Marshawn "Mardy" Gilyard (born December 2, 1986) is an American former professional football wide receiver. He was selected by the St. Louis Rams in the fourth round of the 2010 NFL draft. He played college football at the University of Cincinnati.

==Early life==
Gilyard attended Flagler Palm Coast High School in Palm Coast, Florida, where he was a first-team Class 5A all-state selection. He capped his career with over 2,500 yards and 30 touchdowns and was named MVP of the Florida Coast All-Star Game.

Considered only a two-star recruit by Rivals.com, Gilyard was not ranked among the nation's best wide receiver prospects. He committed to Cincinnati on February 2, 2005.

==College career==
Gilyard played cornerback as a freshman in 2005. He finished the season with seven tackles. As a sophomore in 2006 he was redshirted due to academic reasons. In 2007 Gilyard started 7 of 12 games at wide receiver for the Bearcats. He finished the season with 36 receptions for 536 yards and 3 touchdowns. In 2008, he recorded 81 receptions for 1,276 yards and 11 touchdowns. As a senior in 2009 he was an All-American after he had 87 receptions for 1,191 yards and 11 touchdowns. He was selected to play in the 2010 Senior Bowl and was the offensive player of the game after he had 103 yards on five receptions and a touchdown.

Gilyard finished his college career with 204 receptions for 3,003 yards and 25 touchdowns.

==Professional career==

Pre-draft measurables
| Height | Weight | Arm length | Hand span | 40-yard dash | 10-yard split | 20-yard split | 20-yard shuttle | Three-cone drill | Vertical jump | Broad jump |
| 5 ft 11+7⁄8 in (1.83 m) | 187 lb (85 kg) | 32+1⁄4 in (0.82 m) | 9+1⁄8 in (0.23 m) | 4.52 s | 1.53 s | 2.62 s | 4.14 s | 6.78 s | 39 in (0.99 m) | 9 ft 8 in (2.95 m) |
Values from NFL Combine

===St. Louis Rams===
Gilyard was selected in the fourth round with the 99th overall pick by the St. Louis Rams in the 2010 NFL draft. On June 28, 2010, Gilyard signed a four-year $2.32 million contract with a signing bonus of $552,000.

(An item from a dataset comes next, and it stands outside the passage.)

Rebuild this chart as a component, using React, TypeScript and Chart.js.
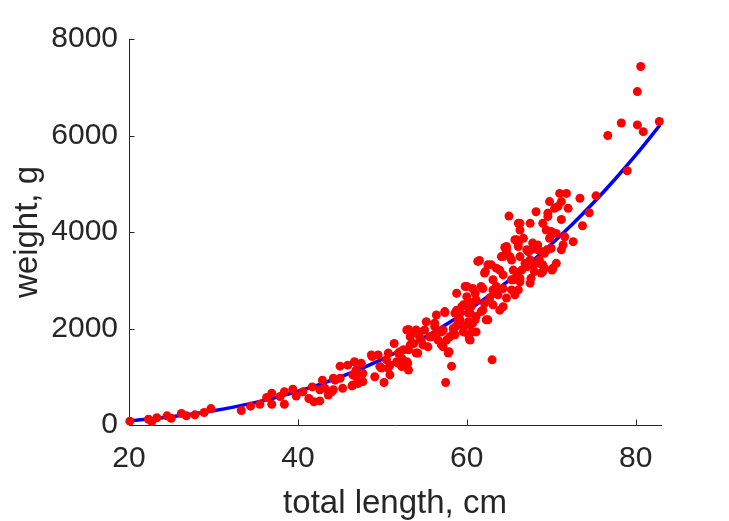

In his rookie season, he saw action in 11 games (including two starts), totaling six receptions for 63 yards (a 10.3 average) and 16 kick returns for 356 yards (a 22.3 average)

He was released by the Rams in the final cutdown after the fourth preseason game in the 2011 preseason.

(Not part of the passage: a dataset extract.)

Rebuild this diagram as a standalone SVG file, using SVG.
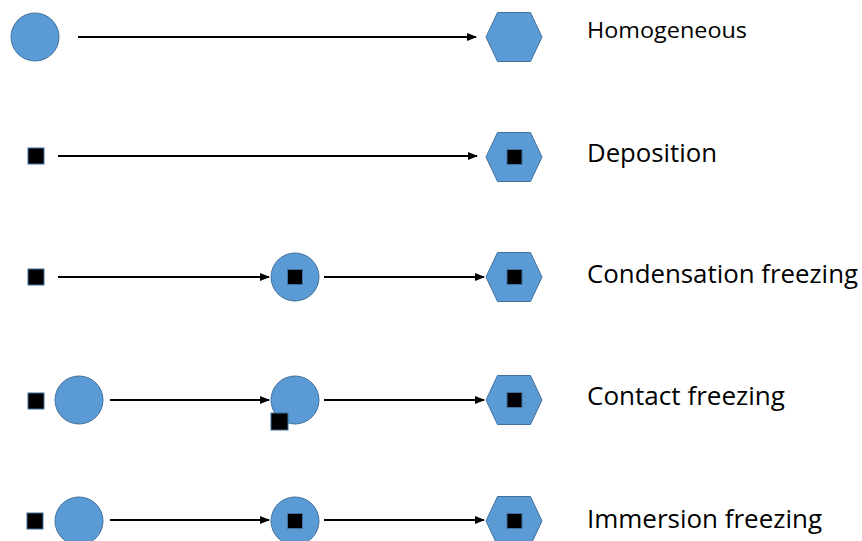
<svg xmlns="http://www.w3.org/2000/svg" width="862" height="541" viewBox="0 0 862 541">
<style>
.c{fill:#5B9BD5;stroke:#41719C;stroke-width:1}
.s{fill:#000;stroke:#41719C;stroke-width:1}
.l{stroke:#000;stroke-width:1.8;fill:none;marker-end:url(#a)}
text{font-family:"Open Sans","Liberation Sans",sans-serif;font-size:25px;fill:#000}
</style>
<defs>
<marker id="a" markerWidth="10" markerHeight="8" refX="9" refY="4" orient="auto" markerUnits="userSpaceOnUse">
<path d="M0,0 L10,4 L0,8 Z" fill="#000"/>
</marker>
<path id="hex" d="M-28,0 L-16.5,-24.5 L16.5,-24.5 L28,0 L16.5,24.5 L-16.5,24.5 Z"/>
</defs>
<rect width="862" height="541" fill="#fff"/>
<g id="connectors">
<line class="l" x1="78" y1="37" x2="476" y2="37"/>
<line class="l" x1="58" y1="156" x2="477" y2="156"/>
<line class="l" x1="58" y1="277" x2="269" y2="277"/>
<line class="l" x1="324" y1="277" x2="484" y2="277"/>
<line class="l" x1="110" y1="400" x2="269" y2="400"/>
<line class="l" x1="324" y1="400" x2="484" y2="400"/>
<line class="l" x1="110" y1="520" x2="269" y2="520"/>
<line class="l" x1="324" y1="520" x2="484" y2="520"/>
</g>
<g id="row1">
<circle class="c" cx="35" cy="37" r="24"/>
<use href="#hex" class="c" x="514" y="37"/>
<text x="587" y="38" style="font-size:21px" textLength="160" lengthAdjust="spacingAndGlyphs">Homogeneous</text>
</g>
<g id="row2">
<rect class="s" x="28" y="148" width="16" height="16"/>
<use href="#hex" class="c" x="514" y="157"/>
<rect class="s" x="507" y="149.5" width="15" height="15"/>
<text x="587" y="162" textLength="130" lengthAdjust="spacingAndGlyphs">Deposition</text>
</g>
<g id="row3">
<rect class="s" x="28" y="269" width="16" height="16"/>
<circle class="c" cx="295" cy="277" r="24"/>
<rect class="s" x="287.5" y="269.5" width="15" height="15"/>
<use href="#hex" class="c" x="514" y="277"/>
<rect class="s" x="507" y="269.5" width="15" height="15"/>
<text x="587" y="283" textLength="271" lengthAdjust="spacingAndGlyphs">Condensation freezing</text>
</g>
<g id="row4">
<rect class="s" x="28" y="393" width="16" height="16"/>
<circle class="c" cx="79" cy="400" r="24"/>
<circle class="c" cx="295" cy="400" r="24"/>
<rect class="s" x="271" y="413" width="17" height="17"/>
<use href="#hex" class="c" x="514" y="400"/>
<rect class="s" x="507" y="392.5" width="15" height="15"/>
<text x="587" y="405" textLength="198" lengthAdjust="spacingAndGlyphs">Contact freezing</text>
</g>
<g id="row5">
<rect class="s" x="27" y="513" width="16" height="16"/>
<circle class="c" cx="79" cy="521" r="24"/>
<circle class="c" cx="295" cy="521" r="24"/>
<rect class="s" x="287.5" y="513.5" width="15" height="15"/>
<use href="#hex" class="c" x="514" y="521"/>
<rect class="s" x="507" y="513.5" width="15" height="15"/>
<text x="587" y="528" textLength="235" lengthAdjust="spacingAndGlyphs">Immersion freezing</text>
</g>
</svg>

===New York Jets (first stint)===
The New York Jets claimed Gilyard off waivers on September 4, 2011. However, he was waived by the Jets on September 9.

===Philadelphia Eagles===
Gilyard worked out for the Philadelphia Eagles in September 2011 and met with the team again on January 5, 2012. He was signed to a futures contract the following day. On August 31, 2012 Gilyard was released by the Eagles. On September 11, 2012, he was signed by the Eagles. In six games with the Eagles, his only stats were two punts returned for 15 yards. On November 23, 2012, he was released to make room for Greg Salas.

===New York Jets (second stint)===
Gilyard was signed to the Jets' active roster on November 28, 2012. The Jets waived Gilyard on December 24, 2012. In two games with the Jets, he caught two passes for 15 yards.

===Kansas City Chiefs===
Gilyard was signed by the Kansas City Chiefs on February 9, 2013. On July 25, 2013, Gilyard was released by the Kansas City Chiefs.

===Montreal Alouettes (first stint)===
On October 3, 2013, Gilyard signed with the Montreal Alouettes.

===Jacksonville Sharks (first stint)===
On October 31, 2013, Gilyard was assigned to the Jacksonville Sharks of the Arena Football League.

===Montreal Alouettes (second stint)===
During the 2014 season, he caught two passes for 16 yards.

===Jacksonville Sharks (second stint)===
On June 1, 2016, Gilyard was activated by the Sharks. On June 22, 2016, Gilyard was placed on recallable reassignment.

===Monterrey Steel===
On February 28, 2017, Gilyard signed with the Monterrey Steel of the National Arena League (NAL). On June 21, 2017, Gilyard was released.

===Massachusetts Pirates===
On December 6, 2017, Gilyard signed with the Massachusetts Pirates of the National Arena League (NAL). During the 2018 season, Gilyard recorded 69 receptions, 747 receiving yards, and 19 TDs. Gilyard re-signed with the Pirates for the 2019 season and produced 84 receptions, 950 receiving yards, and 29 TDs. Gilyard was named to the 1st-Team All-NAL for the 2019 season. During the 2021 IFL season, Gilyard appeared in 2 games for the Massachusetts Pirates while making 4 receptions for 41 yards.

===Tiburones de Cancún===
In 2022, Gilyard signed and played for the Tiburones de Cancún of Fútbol Americano de México (FAM).

==Coaching==
In 2019, Gilyard joined the football coaching staff at Nichols College in Dudley, Massachusetts. He will serve as defensive backs coach for the Bison, whom are an NCAA Division III program in the Commonwealth Coast Conference.